People with suspicious minds might have said aha, Watson's been winning with an illegal ball. However, several things should be said on his behalf. First, Watson wouldn't knowingly use an illegal golf ball. If it was illegal before the PGA, he didn't know it, and if it was illegal there, it didn't help him finish better than ninth. Second, the difference between his so-called hot ball and one that isn't is minuscule, both in size and performance. Also, a hot ball isn't much of an advantage unless you hit it straight. The ball that gets a few extra yards is hardly a thing of beauty if it has been aimed at a lake or the deep rough. Watson won his majors with skill and guts, not by means of an unfair edge.

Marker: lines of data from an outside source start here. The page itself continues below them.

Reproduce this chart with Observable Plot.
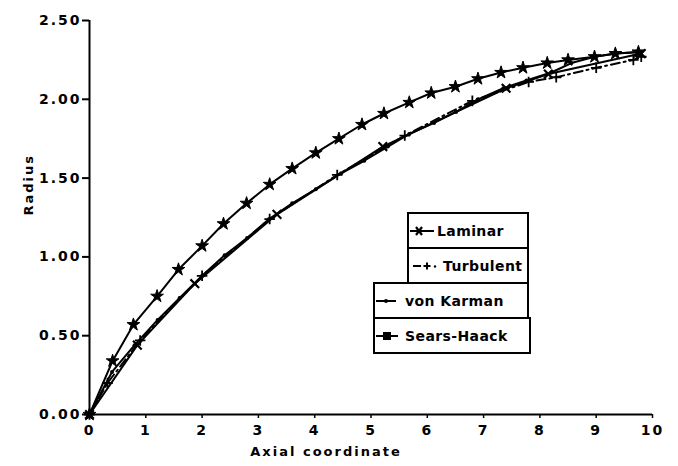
<!DOCTYPE html>
<html><head><meta charset="utf-8">
<script src="https://cdn.jsdelivr.net/npm/d3@7"></script>
<script src="https://cdn.jsdelivr.net/npm/@observablehq/plot@0.6"></script>
<style>
body{margin:0;background:#fff;}
#wrap{position:relative;width:678px;height:466px;font-family:"DejaVu Sans",sans-serif;}
.lg{position:absolute;border:2px solid #000;box-sizing:border-box;background:#fff;font-weight:bold;font-size:14px;letter-spacing:0.4px;display:flex;align-items:center;}
.lg svg{flex:none;}
</style></head><body><div id="wrap"></div>
<script>
// Sears-Haack (star markers)
const searsX = [0, 0.41, 0.78, 1.2, 1.58, 2.0, 2.38, 2.79, 3.2, 3.6, 4.02, 4.43, 4.84, 5.23, 5.68, 6.07, 6.5, 6.9, 7.31, 7.7, 8.13, 8.5, 8.97, 9.34, 9.75];
const searsY = [0, 0.34, 0.57, 0.75, 0.92, 1.07, 1.21, 1.34, 1.46, 1.56, 1.66, 1.75, 1.84, 1.91, 1.98, 2.04, 2.08, 2.13, 2.17, 2.20, 2.23, 2.25, 2.27, 2.29, 2.30];
// von Karman (dots)
const karmanX = [0, 0.4, 0.8, 1.21, 1.6, 2.0, 2.4, 2.8, 3.19, 3.6, 4.02, 4.47, 4.88, 5.3, 5.68, 6.12, 6.51, 6.9, 7.35, 7.76, 8.2, 8.56, 8.97, 9.36, 9.8];
const karmanY = [0, 0.27, 0.44, 0.60, 0.74, 0.88, 1.01, 1.12, 1.24, 1.34, 1.43, 1.53, 1.61, 1.70, 1.78, 1.85, 1.92, 2.0, 2.07, 2.12, 2.17, 2.23, 2.27, 2.29, 2.30];
// Laminar (x markers)
const laminarX = [0, 0.85, 1.87, 3.33, 5.21, 7.4, 8.15, 9.8];
const laminarY = [0, 0.44, 0.83, 1.27, 1.70, 2.07, 2.16, 2.29];
// Turbulent (+ markers, dash-dot)
const turbX = [0, 0.32, 0.9, 2.0, 3.2, 4.4, 5.6, 6.8, 7.8, 8.29, 9.0, 9.66, 9.8];
const turbY = [0, 0.20, 0.47, 0.88, 1.24, 1.52, 1.77, 1.99, 2.11, 2.14, 2.20, 2.25, 2.27];

const yTicks = [0, 0.5, 1.0, 1.5, 2.0, 2.5];
const xTicks = [0, 1, 2, 3, 4, 5, 6, 7, 8, 9, 10];
const seriesNames = ["Laminar", "Turbulent", "von Karman", "Sears-Haack"];
const xTitle = "Axial coordinate";
const yTitle = "Radius";

const zip = (xs, ys) => xs.map((x, i) => ({x, y: ys[i]}));
const sears = zip(searsX, searsY);
const karman = zip(karmanX, karmanY);
const laminar = zip(laminarX, laminarY);
const turb = zip(turbX, turbY);

const chart = Plot.plot({
  width: 678, height: 466,
  marginTop: 20, marginBottom: 52, marginLeft: 89, marginRight: 26,
  x: {domain: [0, 10]},
  y: {domain: [0, 2.5]},
  style: {fontFamily: "'DejaVu Sans', sans-serif", fontSize: "14px", fontWeight: "bold", color: "#000", background: "#fff", letterSpacing: "2px"},
  marks: [
    Plot.axisY({ticks: yTicks, tickFormat: d => d.toFixed(2), tickSize: 7, tickPadding: 1, strokeWidth: 2, label: null}),
    Plot.axisX({ticks: xTicks, tickSize: 4, tickPadding: 7, strokeWidth: 1.5, label: null}),
    Plot.ruleX([0], {strokeWidth: 2}),
    Plot.ruleY([0], {strokeWidth: 2}),
    Plot.line(turb, {x: "x", y: "y", stroke: "#000", strokeWidth: 2, strokeDasharray: "9,4,2,4"}),
    Plot.dot(turb, {x: "x", y: "y", symbol: "plus", r: 3.5, stroke: "#000", strokeWidth: 1.8}),
    Plot.line(karman, {x: "x", y: "y", stroke: "#000", strokeWidth: 2}),
    Plot.dot(karman, {x: "x", y: "y", r: 2, fill: "#000", stroke: "none"}),
    Plot.line(laminar, {x: "x", y: "y", stroke: "#000", strokeWidth: 2}),
    Plot.dot(laminar, {x: "x", y: "y", symbol: "times", r: 4, stroke: "#000", strokeWidth: 2.2}),
    Plot.line(sears, {x: "x", y: "y", stroke: "#000", strokeWidth: 2}),
    Plot.dot(sears, {x: "x", y: "y", symbol: "star", r: 4, fill: "#000", stroke: "#000", strokeWidth: 1}),
    Plot.text([xTitle], {text: d => d, frameAnchor: "bottom", dy: 41, dx: -45, fontSize: 13, letterSpacing: "1px"}),
    Plot.text([yTitle], {text: d => d, frameAnchor: "left", rotate: -90, dx: -61, dy: -2, fontSize: 13})
  ]
});
const wrap = document.getElementById("wrap");
wrap.appendChild(chart);

// Legend boxes (overlay)
const boxes = [
  {name: seriesNames[0], left: 407, top: 212, w: 122, h: 37, sample: '<svg width="24" height="14"><line x1="0" y1="7" x2="24" y2="7" stroke="#000" stroke-width="2"/><path d="M6,3L12,11M12,3L6,11" stroke="#000" stroke-width="2.2"/></svg>'},
  {name: seriesNames[1], left: 407, top: 247, w: 122, h: 37, sample: '<svg width="30" height="14"><line x1="3" y1="7" x2="11" y2="7" stroke="#000" stroke-width="2"/><path d="M17,3.5V10.5M13.5,7H20.5" stroke="#000" stroke-width="2"/><circle cx="25" cy="7.5" r="1.2" fill="#000"/></svg>'},
  {name: seriesNames[2], left: 373, top: 282, w: 156, h: 37, sample: '<svg width="26" height="14"><line x1="0" y1="7" x2="20" y2="7" stroke="#000" stroke-width="2"/><circle cx="10" cy="7" r="2" fill="#000"/></svg>'},
  {name: seriesNames[3], left: 373, top: 317, w: 158, h: 37, sample: '<svg width="26" height="14"><line x1="0" y1="7" x2="22" y2="7" stroke="#000" stroke-width="2"/><rect x="7" y="3" width="8" height="8" fill="#000"/></svg>'}
];
boxes.forEach(b => {
  const d = document.createElement("div");
  d.className = "lg";
  d.style.left = b.left + "px";
  d.style.top = b.top + "px";
  d.style.width = b.w + "px";
  d.style.height = b.h + "px";
  d.style.paddingLeft = "1px";
  d.innerHTML = b.sample + '<span style="margin-left:3px">' + b.name + '</span>';
  wrap.appendChild(d);
});
</script></body></html>
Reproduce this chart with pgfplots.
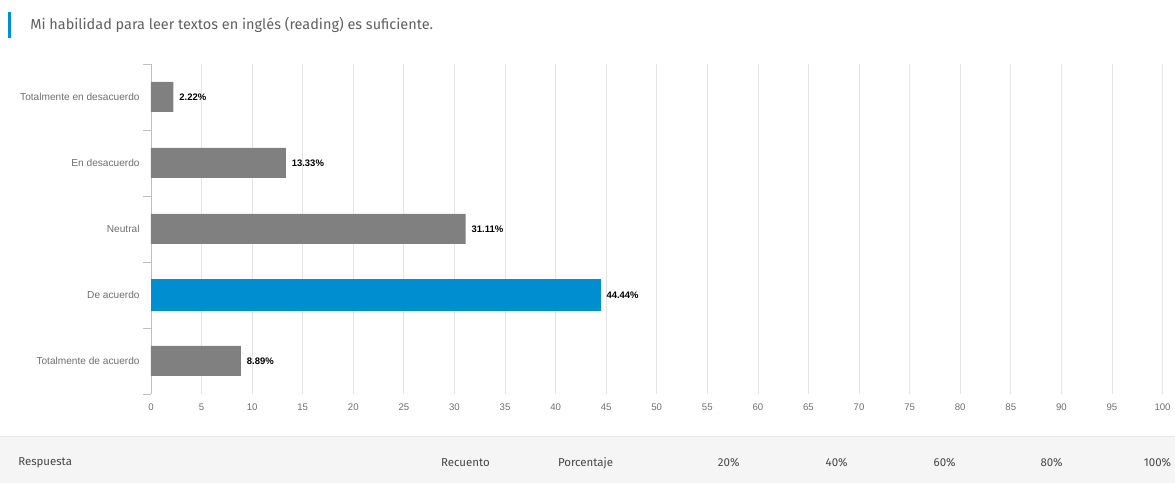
\documentclass[border=0pt]{standalone}
\usepackage{pgfplots}
\pgfplotsset{compat=1.18}
\usepackage{fontspec}
\setmainfont{Liberation Sans}
\newfontfamily\fira{Fira Sans}
\definecolor{barblue}{RGB}{0,142,208}
\definecolor{bargray}{RGB}{128,128,128}
\definecolor{txtgray}{RGB}{110,110,110}
\definecolor{titlegray}{RGB}{95,95,95}
\definecolor{hdrgray}{RGB}{70,70,70}
\definecolor{gridc}{RGB}{228,228,228}
\begin{document}
\begin{tikzpicture}
\begin{scope}[x=0.75pt,y=-0.75pt]
\path[use as bounding box] (0,0) rectangle (1175,483);
\fill[black!4] (0,436) rectangle (1175,483);
\draw[black!10] (0,436) -- (1175,436);
\fill[barblue] (8,12) rectangle (11,38);
\node[anchor=west, font=\fira\fontsize{10.85}{12}\selectfont, text=titlegray, inner sep=0] at (30,25) {Mi habilidad para leer textos en inglés (reading) es suficiente.};
\begin{scope}[every node/.style={font=\fira\fontsize{8.6}{10}\selectfont, text=hdrgray, inner sep=0}]
\node[anchor=west] at (18,463) {Respuesta};
\node[anchor=west] at (441,463) {Recuento};
\node[anchor=west] at (558,463) {Porcentaje};
\node at (729,463) {20\%};
\node at (837,463) {40\%};
\node at (945,463) {60\%};
\node at (1052,463) {80\%};
\node at (1158,463) {100\%};
\end{scope}
\end{scope}
\begin{axis}[
  at={(113.25pt,-295.5pt)}, anchor=south west,
  scale only axis, width=759pt, height=247.5pt,
  xmin=0, xmax=100, ymin=-0.5, ymax=4.5, y dir=reverse,
  xtick={0,5,...,100},
  ytick={0,...,4},
  yticklabels={Totalmente en desacuerdo, En desacuerdo, Neutral, De acuerdo, Totalmente de acuerdo},
  minor ytick={-0.5,0.5,...,4.5},
  major tick length=0pt, minor tick length=6pt, tick align=outside,
  minor tick style={draw=black!25},
  axis lines*=left,
  x axis line style={draw=none},
  y axis line style={draw=black!25},
  xmajorgrids, grid style={gridc, line width=0.6pt},
  xticklabel style={font=\fontsize{7.2}{8}\selectfont, text=txtgray, yshift=-4pt},
  yticklabel style={font=\fontsize{7.6}{8}\selectfont, text=txtgray, xshift=-5pt},
  /pgf/number format/assume math mode=true,
  point meta=x,
  nodes near coords={\pgfmathprintnumber[fixed,fixed zerofill,precision=2]{\pgfplotspointmeta}\%},
  nodes near coords style={font=\bfseries\fontsize{7.1}{8}\selectfont, text=black, anchor=west, xshift=1pt},
  clip=false,
]
\addplot[xbar, bar shift=0pt, bar width=22.5pt, fill=bargray, draw=none] coordinates {(2.22,0) (13.33,1) (31.11,2) (8.89,4)};
\addplot[xbar, bar shift=0pt, bar width=23.5pt, fill=barblue, draw=none] coordinates {(44.44,3)};
\end{axis}
\end{tikzpicture}
\end{document}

Tour officials such as Clyde Mangum and Jack Tuthill have sizing rings that they sometimes put a player's ball through to make sure it conforms. The ball is supposed to linger in the ring and then go through. Last week Mangum laughed at the "ball scandal," saying, "If you tested all of the balls in cold weather, they would drop through like peanuts."
To his credit, Watson met the problem head on. The day before the tournament he marched into the press room and said, "I know what the first question is: 'What's wrong with the golf ball?' " He explained the situation as well as he understood it and said he would, for the time being, switch to a Ram ball that had passed the test. So much for what passed for a scandal in Akron, except that Ram will probably increase its ball sales.
Illegal balls were a lot more fun in the old days. Players looking for an edge used to shoot them up with needles—putting lead in the center—to get more distance. Well, the World Series playoff didn't meet the game's exacting standards, either. Mere pars on those four holes were good enough for Stadler. And, finally, if anybody's ball looked hot, it was Floyd's when his chip blew across the green and did him in.